Tailback Silas Redd and linebacker Khairi Fortt both headed west from New England last year to sign on with coach Joe Paterno. Both players contributed as freshmen in 2010, especially Redd, the backup to school career-rushing leader Evan Royster.
After a spring practice with more snaps, Redd and Fortt appear poised to take on more responsibilities when the Nittany Lions reconvene for preseason camp in August, ready to fulfill the promise assigned to Connecticut’s top two recruits in 2009.
Redd admitted to feeling pressure to replace Royster, a three-year starter.
“A little bit, a little bit,” Redd said after Saturday’s Blue-White game. “But naturally I’m ready to take it on and it’s something I accept.”
There should be a healthy dose of younger players in spotlight positions assuming a heavier load in Happy Valley. Fortt and rising junior Gerald Hodges could be the new linebackers on the outside, flanking redshirt junior Michael Mauti in the middle to give
JoePa an athletic trio on the defense’s marquee unit.
Jordan Hill looks like he’ll take over at defensive tackle after backing up Ollie Ogbu last year as a sophomore and getting shuttled down a spot down at times to help at injury-depleted defensive end.
Most Penn State fans know about Rob Bolden and his time-share at quarterback as a freshman last year with Matt McGloin.
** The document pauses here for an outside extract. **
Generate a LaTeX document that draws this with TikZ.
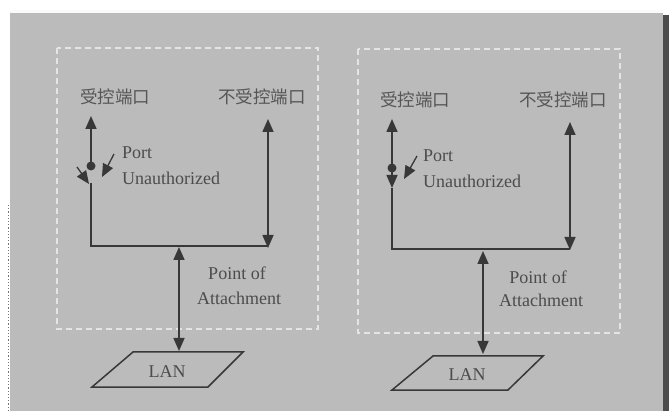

The quarterback job remained open at the end of spring practice, and Bolden is still weighing a transfer.
There’s another important job open in the offensive backfield that’s not drawing quite as much as attention.
At tailback, Stephfon Green is the veteran but injury-prone speedster. Brandon Beachum is the power back coming back from a knee injury. Curtis Dukes is another big runner at 6-foot-1 and 246 pounds trying to make an impression for more playing time in his sophomore year.
But no one has flashed as much potential as Redd. He’s got a spin move that can make linebackers dizzy, and coaches like his vision and footwork, too.
Redd ran for 24 yards on nine carries in the rain-shortened Blue-White game, and had 437 yards and two touchdowns on 77 carries in 2010.
“I work best in space, I think everybody knows that from (last) season. If we get me out in space, I can make the rest happen,” Redd said.
Just 19, Redd already has a keen appreciation for tailback royalty. He watched Walter Payton videos growing up and studied up on film of Barry Sanders and Eric Dickerson to try an incorporate their strengths into his game.
But under old-school Paterno, Penn State tailbacks must learn to block — and block well, too — to see the field.
“As far as just running with the football, two or three of those kids are pretty good,” Paterno said. “But right now that’s one of the things that I’ve got to (address) when I talk to them on Monday, some of these guys have got to do a little homework and start studying exactly what they may have to do in the way of blocking.”
Redd, of Norwalk, Conn., was listed by Rivals.com as Connecticut’s top prep prospect in 2009, one spot ahead of Fortt, who attended high school in Stamford. They became friends while attending summer football camp at Penn State.
Fortt had 17 tackles last season, 11 coming in the 33-13 loss to Illinois after injuries to Mauti and Hodges forced him into the lineup. Fortt and Hodges received more snaps this spring with rising senior Nathan Stupar, another potential starter, limited by a hamstring injury.
“I’ve always received words of inspiration on the Penn State story and what “Linebacker U” means to this program,” Fortt said. “It’s not just an ordinary linebacker crew, it’s Penn State’s linebacker crew. You’ve got to be serious, aggressive, relentless and focused.”
Fortt’s potential can be judged by his jersey number, 11. In the past dozen years, linebacking standouts LaVar Arrington and Navorro Bowman have worn the number.